Nokia continues to chip away at its cost base in order to preserve as much as it can of its margins through the downturn in its core handset market. Having closed R&D and manufacturing facilities, it is now seeking 1,000 voluntary redundancies, but says it remains confident of avoiding compulsory lay-offs.

The company will offer its severance package to the first 1,000 applicants (except senior executives and "direct labor"), in a worldwide program that is part of "previously announced plans to increase cost efficiency and adapt to the challenging market environment", as the company statement put it yesterday. The market leader aims to reduce annual costs at its handset unit by more than €700m ($897m) this year. It is using other methods, like encouraging employees to take unpaid leave and sabbaticals this year, and to take holiday allowance rather than claiming cash in lieu. Nokia had 128,000 employees at the end of 2008.

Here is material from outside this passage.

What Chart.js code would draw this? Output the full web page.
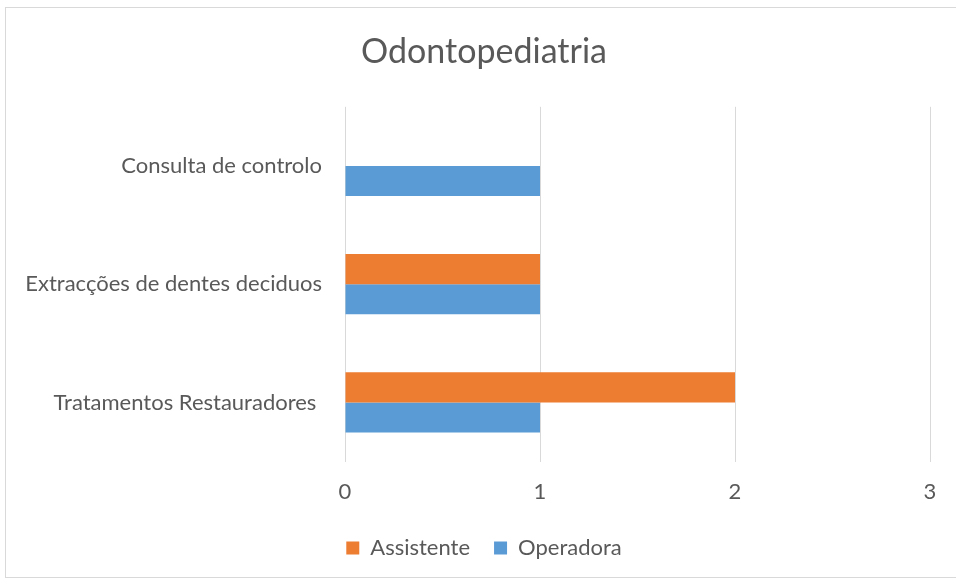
<!DOCTYPE html>
<html>
<head>
<meta charset="utf-8">
<script src="https://cdn.jsdelivr.net/npm/chart.js@4"></script>
<style>
  body { margin: 0; background: #fff; }
  #wrap { position: relative; width: 956px; height: 581px; overflow: hidden; }
  #frame { position: absolute; left: 5px; top: 7px; width: 960px; height: 571px; border: 1px solid #d9d9d9; box-sizing: border-box; }
  canvas { position: absolute; left: 0; top: 0; }
</style>
</head>
<body>
<div id="wrap">
  <div id="frame"></div>
  <canvas id="myChart" width="956" height="581"></canvas>
</div>
<script>
var categories = ['Consulta de controlo', 'Extracções de dentes deciduos', 'Tratamentos Restauradores '];
var assistente = [0, 1, 2];
var operadora = [1, 1, 1];
var xTicks = [0, 1, 2, 3];

var Orange = '#ED7D31', Blue = '#5B9BD5', TextColor = '#595959';
var FontName = 'Lato, "Open Sans", sans-serif';

var ctx = document.getElementById('myChart').getContext('2d');
var chart = new Chart(ctx, {
    type: 'bar',
    data: {
        labels: categories,
        datasets: [{
            label: 'Assistente',
            data: assistente,
            backgroundColor: Orange
        }, {
            label: 'Operadora',
            data: operadora,
            backgroundColor: Blue
        }]
    },
    options: {
        indexAxis: 'y',
        responsive: false,
        animation: false,
        datasets: {
            bar: { categoryPercentage: 0.51, barPercentage: 1.0 }
        },
        layout: { padding: { left: 18, right: 6, top: 10, bottom: 12 } },
        scales: {
            x: {
                min: xTicks[0],
                max: xTicks[xTicks.length - 1],
                afterBuildTicks: function (axis) {
                    axis.ticks = xTicks.map(function (v) { return { value: v }; });
                },
                afterFit: function (axis) { axis.height -= 9; },
                grid: { color: '#d9d9d9', drawTicks: false },
                border: { display: false },
                ticks: { color: TextColor, padding: 17, font: { family: FontName, size: 22 } }
            },
            y: {
                grid: { display: false },
                border: { display: false },
                afterFit: function (axis) { axis.width = 327; },
                ticks: { color: TextColor, padding: 15, font: { family: FontName, size: 22 } }
            },
            // empty box on the right, keeps the plot edge at the "3" gridline
            spacer: {
                type: 'linear',
                position: 'right',
                grid: { display: false },
                border: { display: false },
                ticks: { display: false },
                afterFit: function (axis) { axis.width = 20; }
            }
        },
        plugins: {
            title: {
                display: true,
                text: 'Odontopediatria',
                color: TextColor,
                font: { family: FontName, size: 34, weight: 'normal' },
                padding: { top: 22, bottom: 34 }
            },
            legend: {
                position: 'bottom',
                labels: {
                    color: TextColor,
                    boxWidth: 13,
                    boxHeight: 13,
                    padding: 24,
                    font: { family: FontName, size: 22 }
                }
            },
            tooltip: { enabled: false }
        }
    }
});
</script>
</body>
</html>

Nokia is in "cash conservation mode", said a research note from UBS this week. The company is making a return to higher levels of cash a key priority as it faces slowing markets, and increased competition at both ends of the range. It has said it will have clearer visibility of real demand levels after this quarter, as excess inventory clears, and expects to emerge from the recession with increased market share, even at the expense of some points of revenue and margin.

UBS' Gareth Jenkins said in his note that device industry sentiment remains "extremely poor", and believes "we are likely entering the worst period of the current downturn." He sees markets with heavy device subsidies, such as many western European markets, holding up better than those without, but Korean phonemakers more buoyant than Europeans, mainly because of currency fluctuation.